Now, again from the root of our project, we can then deploy our modules and services using the
garden deploy command. There’s two stages to a Garden deploy, the first builds everything in our modules and the second deploys what we’ve built. Let’s build and deploy now.
$ garden deploy Deploy 🚀 ✔ providers → Getting status... → Ready ✔ mate → Getting build status for v-78b5201081... → Done (took 0.6 sec) ✔ yo → Getting build status for v-4097e2dac1... → Done (took 0.6 sec) ✔ mate-service → Deploying version v-78b5201081... → Done (took 6.3 sec) ℹ mate-service → Service deployed → Ingress: http://garden-example.local.app.garden/mate ✔ yo-service → Deploying version v-4097e2dac1... → Done (took 6.2 sec) ℹ yo-service → Service deployed → Ingress: http://garden-example.local.app.garden/yo Done! ✔️
You can run the build phase on its own with the
garden build command.
We can see that we’ve built and deployed our
yo modules and the services within them. Each has returned a local URL that they are deployed on. Let’s visit the
yo’s services URL:
Cool. We can do the same with the
mate service, let’s do that via
$ curl http://garden-example.local.app.garden/mate Mate!
Developing with Garden 🔗︎
Now we have Garden running our services, we can develop them further, interactively in much the same way you can build and test a static site with Hugo or Jekyll. To do this we start the Garden development server.

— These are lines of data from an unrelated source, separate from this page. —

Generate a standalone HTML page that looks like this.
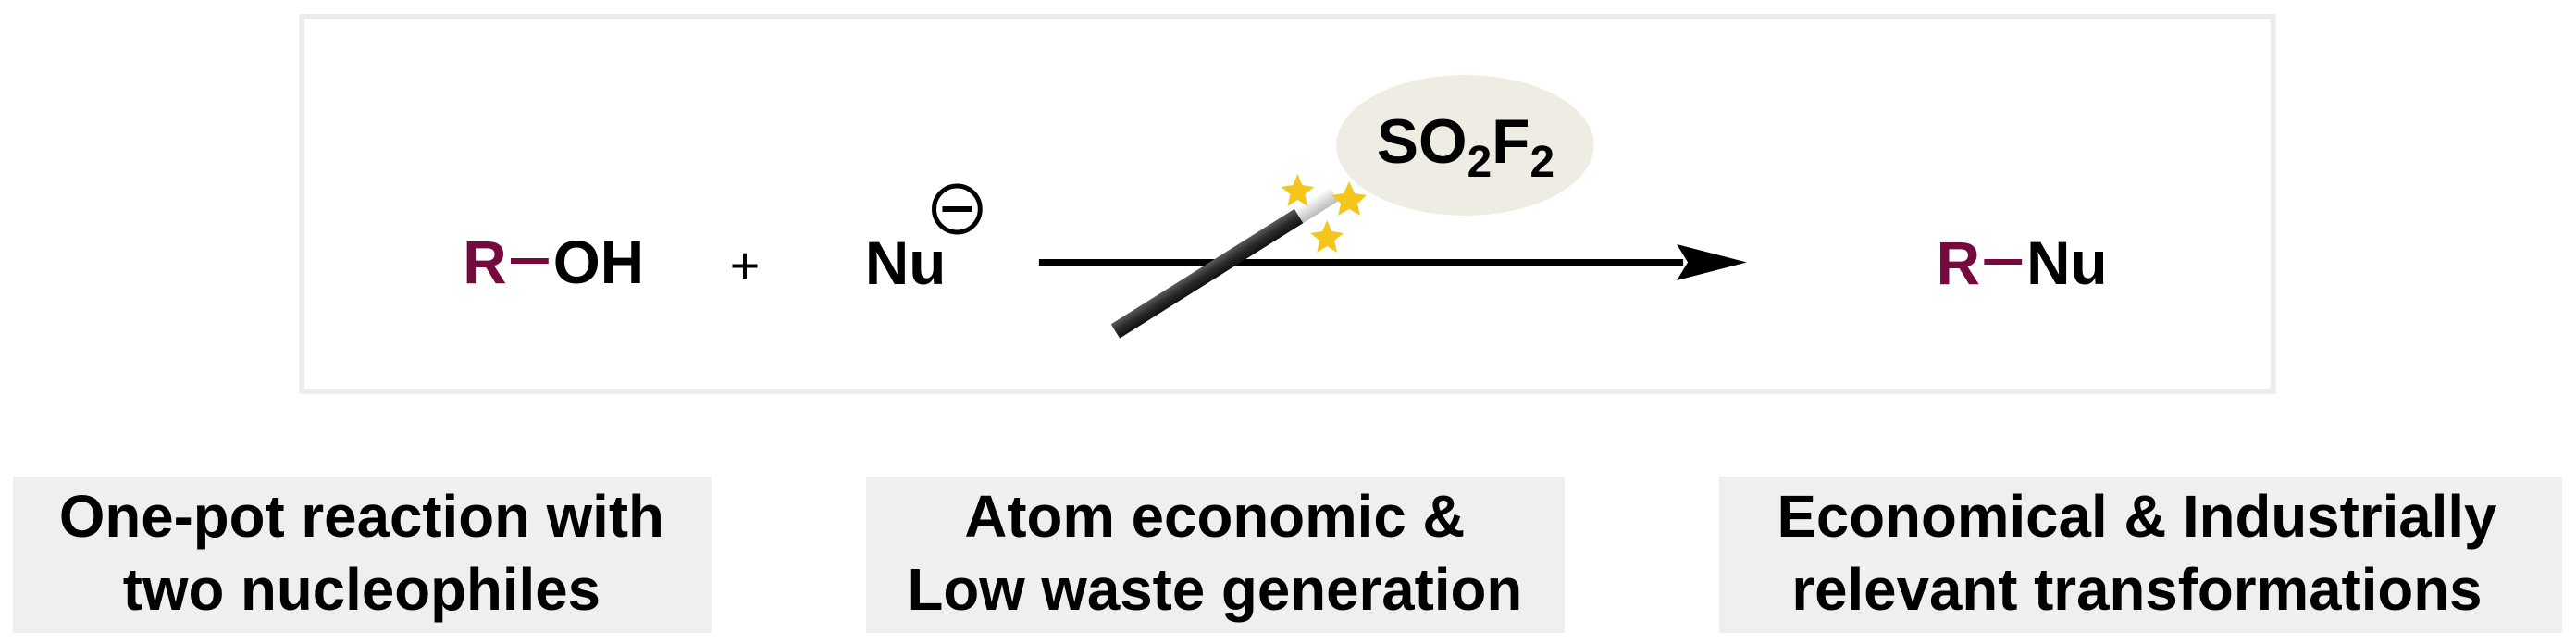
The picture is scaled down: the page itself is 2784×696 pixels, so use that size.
<!DOCTYPE html>
<html><head><meta charset="utf-8"><style>
html,body{margin:0;padding:0;background:#fff;}
svg{display:block;}
text{font-family:"Liberation Sans",Arial,sans-serif;font-weight:bold;}
</style></head><body>
<svg width="2784" height="696" viewBox="0 0 2784 696" xmlns="http://www.w3.org/2000/svg">
<defs>
<linearGradient id="wand" x1="0" y1="0" x2="0" y2="1">
<stop offset="0" stop-color="#5a5a5a"/><stop offset="0.5" stop-color="#2a2a2a"/><stop offset="1" stop-color="#111"/>
</linearGradient>
<linearGradient id="tip" x1="0" y1="0" x2="0" y2="1">
<stop offset="0" stop-color="#fff"/><stop offset="1" stop-color="#bbb"/>
</linearGradient>
</defs>
<g transform="scale(0.9946,1)">
<rect x="328" y="18" width="2142" height="405" fill="#fff" stroke="#ececec" stroke-width="6"/>
<text x="503" y="306" font-size="66" fill="#760a3e">R</text>
<rect x="555" y="279" width="41" height="6" fill="#760a3e"/>
<text x="601" y="306" font-size="66" fill="#000">OH</text>
<text x="793" y="306" font-size="56" font-weight="normal" fill="#000" style="font-weight:normal">+</text>
<text x="940" y="307" font-size="66" fill="#000">Nu</text>
<ellipse cx="1040" cy="226" rx="25" ry="25" fill="none" stroke="#000" stroke-width="5"/>
<rect x="1024" y="223" width="32" height="6" fill="#000"/>
<ellipse cx="1592" cy="157" rx="140" ry="76" fill="#efede3"/>
<text x="1496" y="176" font-size="68" fill="#000">SO<tspan font-size="48" dy="15">2</tspan><tspan dy="-15">F</tspan><tspan font-size="48" dy="15">2</tspan></text>
<rect x="1129" y="280" width="700" height="7" fill="#000"/>
<polygon points="1822,264 1898,283.5 1822,303 1834,283.5" fill="#000"/>
<g transform="translate(1212,358) rotate(-32)">
<rect x="0" y="-9" width="235" height="18" fill="url(#wand)"/>
<rect x="235" y="-9" width="45" height="18" fill="url(#tip)"/>
</g>
<g fill="#f4c51a">
<polygon points="1410,188 1415,200 1428,202 1418,210 1421,223 1410,216 1399,223 1402,210 1392,202 1405,200"/>
<polygon points="1466,196 1472,209 1485,211 1475,220 1478,233 1466,226 1454,233 1457,220 1447,211 1460,209"/>
<polygon points="1442,238 1447,250 1460,252 1450,260 1453,273 1442,266 1431,273 1434,260 1424,252 1437,250"/>
</g>
<text x="2104" y="307" font-size="66" fill="#760a3e">R</text>
<rect x="2156" y="280" width="41" height="6" fill="#760a3e"/>
<text x="2202" y="307" font-size="66" fill="#000">Nu</text>
<rect x="14" y="515" width="759" height="169" fill="#efefef"/>
<rect x="941" y="515" width="759" height="169" fill="#efefef"/>
<rect x="1868" y="515" width="916" height="169" fill="#efefef"/>
<g font-size="64" fill="#000" text-anchor="middle">
<text x="393" y="580">One-pot reaction with</text>
<text x="393" y="659">two nucleophiles</text>
<text x="1320" y="580">Atom economic &amp;</text>
<text x="1320" y="659">Low waste generation</text>
<text x="2322" y="580">Economical &amp; Industrially</text>
<text x="2322" y="659">relevant transformations</text>
</g>
</g>
</svg>
</body></html>
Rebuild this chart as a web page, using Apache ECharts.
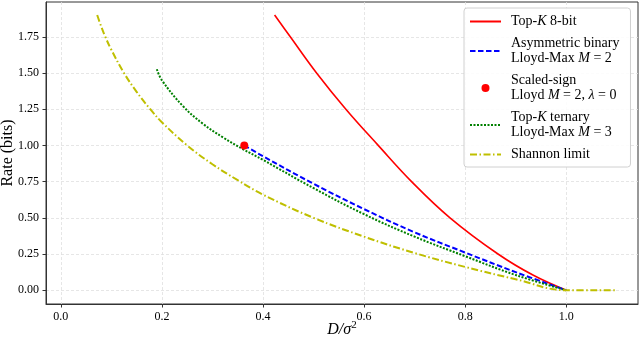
<!DOCTYPE html>
<html>
<head>
<meta charset="utf-8">
<script src="https://cdn.jsdelivr.net/npm/echarts@6/dist/echarts.min.js"></script>
<style>
  html, body { margin: 0; padding: 0; background: #fff; }
  #chart { width: 640px; height: 337px; }
</style>
</head>
<body>
<div id="chart"></div>
<script>
// values (D / sigma^2 vs rate in bits)
const top8D = [0.423, 0.454, 0.506, 0.564, 0.628, 0.694, 0.770, 0.865, 0.935, 1.0]
const top8R = [1.9, 1.75, 1.5, 1.25, 1.0, 0.75, 0.5, 0.25, 0.103, 0]

const asymD = [0.363, 0.4, 0.5, 0.6, 0.7, 0.8, 0.9, 1.0]
const asymR = [1.0, 0.925, 0.735, 0.56, 0.40, 0.26, 0.125, 0]

const signD = [0.363]
const signR = [1.0]

const ternD = [0.19, 0.2, 0.242, 0.281, 0.321, 0.36, 0.4, 0.5, 0.6, 0.7, 0.8, 0.9, 1.0]
const ternR = [1.526, 1.45, 1.27, 1.15, 1.055, 0.975, 0.9, 0.705, 0.525, 0.37, 0.235, 0.105, 0]

const shD = [0.072, 0.08, 0.088, 0.1, 0.125, 0.15, 0.177, 0.2, 0.25, 0.3, 0.35, 0.4, 0.5, 0.6, 0.7, 0.8, 0.9, 1.0, 1.1]
const shR = [1.9, 1.82, 1.75, 1.66, 1.5, 1.37, 1.25, 1.16, 1.0, 0.87, 0.76, 0.66, 0.5, 0.37, 0.257, 0.161, 0.076, 0, 0]

const xTicks = [0, 0.2, 0.4, 0.6, 0.8, 1.0]
const yTicks = [0, 0.25, 0.5, 0.75, 1.0, 1.25, 1.5, 1.75]

const legendLabels = {
  top8: 'Top-{i|K} 8-bit',
  asym: 'Asymmetric binary\nLloyd-Max {i|M} = 2',
  sign: 'Scaled-sign\nLloyd {i|M} = 2, {i|λ} = 0',
  tern: 'Top-{i|K} ternary\nLloyd-Max {i|M} = 3',
  shannon: 'Shannon limit'
}

const pairs = (xs, ys) => xs.map((x, i) => [x, ys[i]])
const font = 'Liberation Serif'
const noMarker = { opacity: 0, color: 'rgba(0,0,0,0)', borderWidth: 0 }

const chart = echarts.init(document.getElementById('chart'))

chart.setOption({
  animation: false,
  textStyle: { fontFamily: font },
  grid: {
    left: 46,
    right: 2,
    top: 2,
    bottom: 33,
    outerBoundsMode: 'none',
    containLabel: false,
    show: true,
    borderColor: '#333',
    borderWidth: 1
  },
  legend: {
    orient: 'vertical',
    left: 464,
    top: 8,
    padding: [6, 11, 5, 5],
    itemGap: 7,
    itemWidth: 31,
    itemHeight: 8,
    backgroundColor: 'rgba(255,255,255,0.85)',
    borderColor: '#d0d0d0',
    borderWidth: 1,
    borderRadius: 3,
    formatter: name => legendLabels[name],
    textStyle: {
      fontFamily: font,
      fontSize: 14,
      lineHeight: 15,
      color: '#000',
      padding: [0, 0, 0, 5],
      rich: {
        i: { fontFamily: font, fontSize: 14, lineHeight: 15, fontStyle: 'italic', color: '#000' }
      }
    },
    data: [
      { name: 'top8', itemStyle: noMarker },
      { name: 'asym', itemStyle: noMarker },
      { name: 'sign' },
      { name: 'tern', itemStyle: noMarker },
      { name: 'shannon', itemStyle: noMarker }
    ]
  },
  xAxis: {
    type: 'value',
    min: -0.0293,
    max: 1.142,
    name: '{i|D/σ}{s|2}',
    nameLocation: 'middle',
    nameGap: 16,
    nameMoveOverlap: false,
    nameTextStyle: {
      fontFamily: font,
      fontSize: 16,
      color: '#000',
      rich: {
        i: { fontFamily: font, fontSize: 16, fontStyle: 'italic', color: '#000' },
        s: { fontFamily: font, fontSize: 11, color: '#000', padding: [0, 0, 8, 0] }
      }
    },
    axisLine: { show: true, onZero: false, lineStyle: { color: '#333', width: 1 } },
    axisTick: { show: true, length: 3.5, customValues: xTicks, lineStyle: { color: '#333' } },
    axisLabel: {
      customValues: xTicks,
      margin: 7,
      fontFamily: font,
      fontSize: 12,
      color: '#000',
      formatter: v => v.toFixed(1)
    },
    splitLine: { show: true, lineStyle: { color: '#e0e0e0', type: [3, 2], width: 0.8 } }
  },
  yAxis: {
    type: 'value',
    min: -0.095,
    max: 1.99,
    name: 'Rate (bits)',
    nameLocation: 'middle',
    nameGap: 30,
    nameMoveOverlap: false,
    nameTextStyle: { fontFamily: font, fontSize: 16, color: '#000' },
    axisLine: { show: true, onZero: false, lineStyle: { color: '#333', width: 1 } },
    axisTick: { show: true, length: 3.5, customValues: yTicks, lineStyle: { color: '#333' } },
    axisLabel: {
      customValues: yTicks,
      margin: 7,
      fontFamily: font,
      fontSize: 12,
      color: '#000',
      formatter: v => v.toFixed(2)
    },
    splitLine: { show: true, lineStyle: { color: '#e0e0e0', type: [3, 2], width: 0.8 } }
  },
  series: [
    {
      name: 'top8',
      type: 'line',
      data: pairs(top8D, top8R),
      symbol: 'none',
      smooth: 0.4,
      lineStyle: { color: '#ff0000', width: 1.6 },
      itemStyle: { color: '#ff0000' },
      z: 3
    },
    {
      name: 'asym',
      type: 'line',
      data: pairs(asymD, asymR),
      symbol: 'none',
      smooth: 0.4,
      lineStyle: { color: '#0000ff', width: 2, type: [5.5, 2.5] },
      itemStyle: { color: '#0000ff' },
      z: 3
    },
    {
      name: 'sign',
      type: 'scatter',
      data: pairs(signD, signR),
      symbol: 'circle',
      symbolSize: 8,
      itemStyle: { color: '#ff0000', opacity: 1 },
      z: 5
    },
    {
      name: 'tern',
      type: 'line',
      data: pairs(ternD, ternR),
      symbol: 'none',
      smooth: 0.4,
      lineStyle: { color: '#008000', width: 2, type: [2, 1.5] },
      itemStyle: { color: '#008000' },
      z: 3
    },
    {
      name: 'shannon',
      type: 'line',
      data: pairs(shD, shR),
      symbol: 'none',
      smooth: 0.4,
      lineStyle: { color: '#bfbf00', width: 2, type: [7, 2.5, 1.5, 2.5] },
      itemStyle: { color: '#bfbf00' },
      z: 3
    }
  ]
})
</script>
</body>
</html>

$ garden dev ... 🕑 Waiting for code changes... 🌻 Garden dashboard and API server running on http://localhost:54470
This launches a developer console and API server, and then that waits for changes to our code.
We can also see the console in our browser.
The console shows us our running services and the Garden Stack graph.
We can also see logs for our services and a link to the local Kubernetes cluster’s dashboard.
If we make a change to our project, let’s say add another endpoint to one of our services, we’ll see Garden rebuilding and redeploying our service. Let’s add a
/folks endpoint to our
mate service. We’ll add code to our service,
. . . get '/folks' do "Folks!" end
And then a new ingress in the
garden.yml file for the module.
. . . ingresses: - path: /mate port: http - path: /folks port: http
Once we’ve saved this code take a look at the Garden dev console we’ve started on the command line and you’ll see that the service has been rebuilt and redeployed.
mate-service → Deploying version v-11cd36537d... → Done (took 6.7 sec) ℹ mate-service → Service deployed
If we now query, we’ll see our new endpoint.
$ curl http://garden-example.local.app.garden/folks Folks!
Woot! Local services development, updated real time.
I hope this was useful as a walk through. This just scratches the surface of Garden’s capabilities, it’s also possible to use Garden with shared, external dev/test environments, making use of private namespaces, and integrate it with your whole CI life cycle. You can explore this, and other uses cases in the Garden documentation.